The exercise: With the images removed, repeat the data below exactly.
------------------------------------
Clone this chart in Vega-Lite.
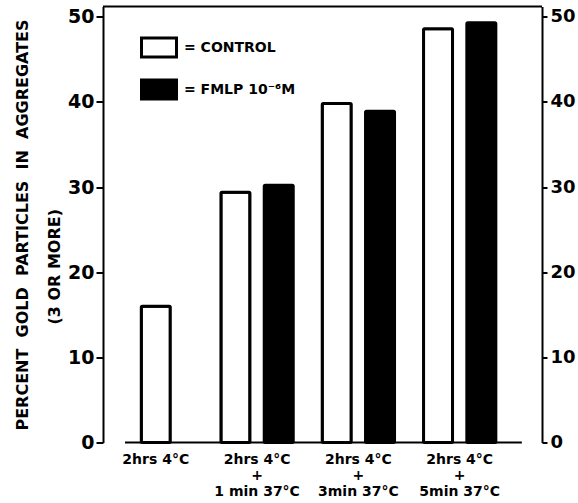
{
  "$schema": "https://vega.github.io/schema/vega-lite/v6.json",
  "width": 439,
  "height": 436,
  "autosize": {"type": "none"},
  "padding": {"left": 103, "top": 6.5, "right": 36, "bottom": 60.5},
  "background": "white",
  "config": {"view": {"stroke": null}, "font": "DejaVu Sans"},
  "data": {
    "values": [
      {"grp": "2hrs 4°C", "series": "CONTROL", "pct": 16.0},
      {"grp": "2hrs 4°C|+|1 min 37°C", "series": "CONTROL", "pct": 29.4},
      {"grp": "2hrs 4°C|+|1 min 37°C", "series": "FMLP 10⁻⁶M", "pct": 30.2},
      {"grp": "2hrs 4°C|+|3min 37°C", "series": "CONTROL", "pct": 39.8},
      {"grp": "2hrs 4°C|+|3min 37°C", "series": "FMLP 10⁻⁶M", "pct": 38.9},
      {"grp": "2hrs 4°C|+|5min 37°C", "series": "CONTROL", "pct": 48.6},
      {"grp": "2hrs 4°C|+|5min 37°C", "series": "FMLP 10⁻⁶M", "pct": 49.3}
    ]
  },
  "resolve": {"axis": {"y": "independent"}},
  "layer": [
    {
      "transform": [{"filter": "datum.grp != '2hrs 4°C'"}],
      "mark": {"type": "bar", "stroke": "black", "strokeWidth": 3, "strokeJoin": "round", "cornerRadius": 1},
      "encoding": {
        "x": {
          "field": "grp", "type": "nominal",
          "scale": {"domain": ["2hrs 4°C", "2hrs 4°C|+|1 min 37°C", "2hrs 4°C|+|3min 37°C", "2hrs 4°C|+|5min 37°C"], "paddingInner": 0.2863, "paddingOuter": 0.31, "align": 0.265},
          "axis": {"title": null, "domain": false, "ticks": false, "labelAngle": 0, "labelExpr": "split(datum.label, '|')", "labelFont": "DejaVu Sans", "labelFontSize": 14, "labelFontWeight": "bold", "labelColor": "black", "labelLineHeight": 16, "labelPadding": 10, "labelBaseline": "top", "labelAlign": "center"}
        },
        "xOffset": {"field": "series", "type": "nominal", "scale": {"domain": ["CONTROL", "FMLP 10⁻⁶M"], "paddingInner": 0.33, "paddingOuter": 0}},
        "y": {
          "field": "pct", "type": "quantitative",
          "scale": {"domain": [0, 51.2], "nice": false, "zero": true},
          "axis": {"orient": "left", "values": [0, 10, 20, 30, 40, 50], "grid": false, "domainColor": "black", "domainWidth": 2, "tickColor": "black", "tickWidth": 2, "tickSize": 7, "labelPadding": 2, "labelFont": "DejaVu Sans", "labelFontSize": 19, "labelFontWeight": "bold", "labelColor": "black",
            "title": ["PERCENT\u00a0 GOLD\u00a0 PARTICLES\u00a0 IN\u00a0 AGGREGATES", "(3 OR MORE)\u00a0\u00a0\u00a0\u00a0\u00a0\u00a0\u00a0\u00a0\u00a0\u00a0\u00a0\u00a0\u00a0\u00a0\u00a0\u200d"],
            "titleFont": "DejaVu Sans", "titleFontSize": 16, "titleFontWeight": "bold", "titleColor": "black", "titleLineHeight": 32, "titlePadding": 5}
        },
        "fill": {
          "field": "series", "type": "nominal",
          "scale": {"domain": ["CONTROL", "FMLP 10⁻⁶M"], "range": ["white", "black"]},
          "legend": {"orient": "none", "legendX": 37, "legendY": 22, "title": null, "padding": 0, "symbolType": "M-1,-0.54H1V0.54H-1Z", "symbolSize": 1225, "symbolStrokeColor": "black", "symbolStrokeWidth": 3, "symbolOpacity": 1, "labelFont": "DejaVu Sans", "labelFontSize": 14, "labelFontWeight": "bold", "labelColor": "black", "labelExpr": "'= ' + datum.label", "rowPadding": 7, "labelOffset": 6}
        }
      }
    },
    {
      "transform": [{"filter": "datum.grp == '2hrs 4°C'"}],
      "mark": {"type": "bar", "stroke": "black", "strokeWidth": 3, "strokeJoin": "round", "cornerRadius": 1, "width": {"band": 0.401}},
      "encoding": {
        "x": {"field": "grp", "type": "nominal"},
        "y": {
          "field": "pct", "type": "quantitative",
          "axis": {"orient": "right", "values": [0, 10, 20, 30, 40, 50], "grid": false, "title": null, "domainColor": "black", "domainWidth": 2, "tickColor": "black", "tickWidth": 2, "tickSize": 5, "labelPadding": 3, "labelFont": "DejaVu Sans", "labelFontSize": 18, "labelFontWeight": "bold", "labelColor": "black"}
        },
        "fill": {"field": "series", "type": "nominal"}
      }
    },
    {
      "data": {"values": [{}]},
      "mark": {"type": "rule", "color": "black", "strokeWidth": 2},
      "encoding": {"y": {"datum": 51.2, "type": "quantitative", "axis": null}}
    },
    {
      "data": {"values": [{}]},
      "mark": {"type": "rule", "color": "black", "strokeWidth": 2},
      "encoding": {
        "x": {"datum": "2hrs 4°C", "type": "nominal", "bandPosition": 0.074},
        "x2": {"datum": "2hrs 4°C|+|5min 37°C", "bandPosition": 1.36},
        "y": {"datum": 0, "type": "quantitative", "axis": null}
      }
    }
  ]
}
------------------------------------
Task output:
Clone this chart in Vega-Lite.
{
  "$schema": "https://vega.github.io/schema/vega-lite/v6.json",
  "width": 439,
  "height": 436,
  "autosize": {"type": "none"},
  "padding": {"left": 103, "top": 6.5, "right": 36, "bottom": 60.5},
  "background": "white",
  "config": {"view": {"stroke": null}, "font": "DejaVu Sans"},
  "data": {
    "values": [
      {"grp": "2hrs 4°C", "series": "CONTROL", "pct": 16.0},
      {"grp": "2hrs 4°C|+|1 min 37°C", "series": "CONTROL", "pct": 29.4},
      {"grp": "2hrs 4°C|+|1 min 37°C", "series": "FMLP 10⁻⁶M", "pct": 30.2},
      {"grp": "2hrs 4°C|+|3min 37°C", "series": "CONTROL", "pct": 39.8},
      {"grp": "2hrs 4°C|+|3min 37°C", "series": "FMLP 10⁻⁶M", "pct": 38.9},
      {"grp": "2hrs 4°C|+|5min 37°C", "series": "CONTROL", "pct": 48.6},
      {"grp": "2hrs 4°C|+|5min 37°C", "series": "FMLP 10⁻⁶M", "pct": 49.3}
    ]
  },
  "resolve": {"axis": {"y": "independent"}},
  "layer": [
    {
      "transform": [{"filter": "datum.grp != '2hrs 4°C'"}],
      "mark": {"type": "bar", "stroke": "black", "strokeWidth": 3, "strokeJoin": "round", "cornerRadius": 1},
      "encoding": {
        "x": {
          "field": "grp", "type": "nominal",
          "scale": {"domain": ["2hrs 4°C", "2hrs 4°C|+|1 min 37°C", "2hrs 4°C|+|3min 37°C", "2hrs 4°C|+|5min 37°C"], "paddingInner": 0.2863, "paddingOuter": 0.31, "align": 0.265},
          "axis": {"title": null, "domain": false, "ticks": false, "labelAngle": 0, "labelExpr": "split(datum.label, '|')", "labelFont": "DejaVu Sans", "labelFontSize": 14, "labelFontWeight": "bold", "labelColor": "black", "labelLineHeight": 16, "labelPadding": 10, "labelBaseline": "top", "labelAlign": "center"}
        },
        "xOffset": {"field": "series", "type": "nominal", "scale": {"domain": ["CONTROL", "FMLP 10⁻⁶M"], "paddingInner": 0.33, "paddingOuter": 0}},
        "y": {
          "field": "pct", "type": "quantitative",
          "scale": {"domain": [0, 51.2], "nice": false, "zero": true},
          "axis": {"orient": "left", "values": [0, 10, 20, 30, 40, 50], "grid": false, "domainColor": "black", "domainWidth": 2, "tickColor": "black", "tickWidth": 2, "tickSize": 7, "labelPadding": 2, "labelFont": "DejaVu Sans", "labelFontSize": 19, "labelFontWeight": "bold", "labelColor": "black",
            "title": ["PERCENT\u00a0 GOLD\u00a0 PARTICLES\u00a0 IN\u00a0 AGGREGATES", "(3 OR MORE)\u00a0\u00a0\u00a0\u00a0\u00a0\u00a0\u00a0\u00a0\u00a0\u00a0\u00a0\u00a0\u00a0\u00a0\u00a0\u200d"],
            "titleFont": "DejaVu Sans", "titleFontSize": 16, "titleFontWeight": "bold", "titleColor": "black", "titleLineHeight": 32, "titlePadding": 5}
        },
        "fill": {
          "field": "series", "type": "nominal",
          "scale": {"domain": ["CONTROL", "FMLP 10⁻⁶M"], "range": ["white", "black"]},
          "legend": {"orient": "none", "legendX": 37, "legendY": 22, "title": null, "padding": 0, "symbolType": "M-1,-0.54H1V0.54H-1Z", "symbolSize": 1225, "symbolStrokeColor": "black", "symbolStrokeWidth": 3, "symbolOpacity": 1, "labelFont": "DejaVu Sans", "labelFontSize": 14, "labelFontWeight": "bold", "labelColor": "black", "labelExpr": "'= ' + datum.label", "rowPadding": 7, "labelOffset": 6}
        }
      }
    },
    {
      "transform": [{"filter": "datum.grp == '2hrs 4°C'"}],
      "mark": {"type": "bar", "stroke": "black", "strokeWidth": 3, "strokeJoin": "round", "cornerRadius": 1, "width": {"band": 0.401}},
      "encoding": {
        "x": {"field": "grp", "type": "nominal"},
        "y": {
          "field": "pct", "type": "quantitative",
          "axis": {"orient": "right", "values": [0, 10, 20, 30, 40, 50], "grid": false, "title": null, "domainColor": "black", "domainWidth": 2, "tickColor": "black", "tickWidth": 2, "tickSize": 5, "labelPadding": 3, "labelFont": "DejaVu Sans", "labelFontSize": 18, "labelFontWeight": "bold", "labelColor": "black"}
        },
        "fill": {"field": "series", "type": "nominal"}
      }
    },
    {
      "data": {"values": [{}]},
      "mark": {"type": "rule", "color": "black", "strokeWidth": 2},
      "encoding": {"y": {"datum": 51.2, "type": "quantitative", "axis": null}}
    },
    {
      "data": {"values": [{}]},
      "mark": {"type": "rule", "color": "black", "strokeWidth": 2},
      "encoding": {
        "x": {"datum": "2hrs 4°C", "type": "nominal", "bandPosition": 0.074},
        "x2": {"datum": "2hrs 4°C|+|5min 37°C", "bandPosition": 1.36},
        "y": {"datum": 0, "type": "quantitative", "axis": null}
      }
    }
  ]
}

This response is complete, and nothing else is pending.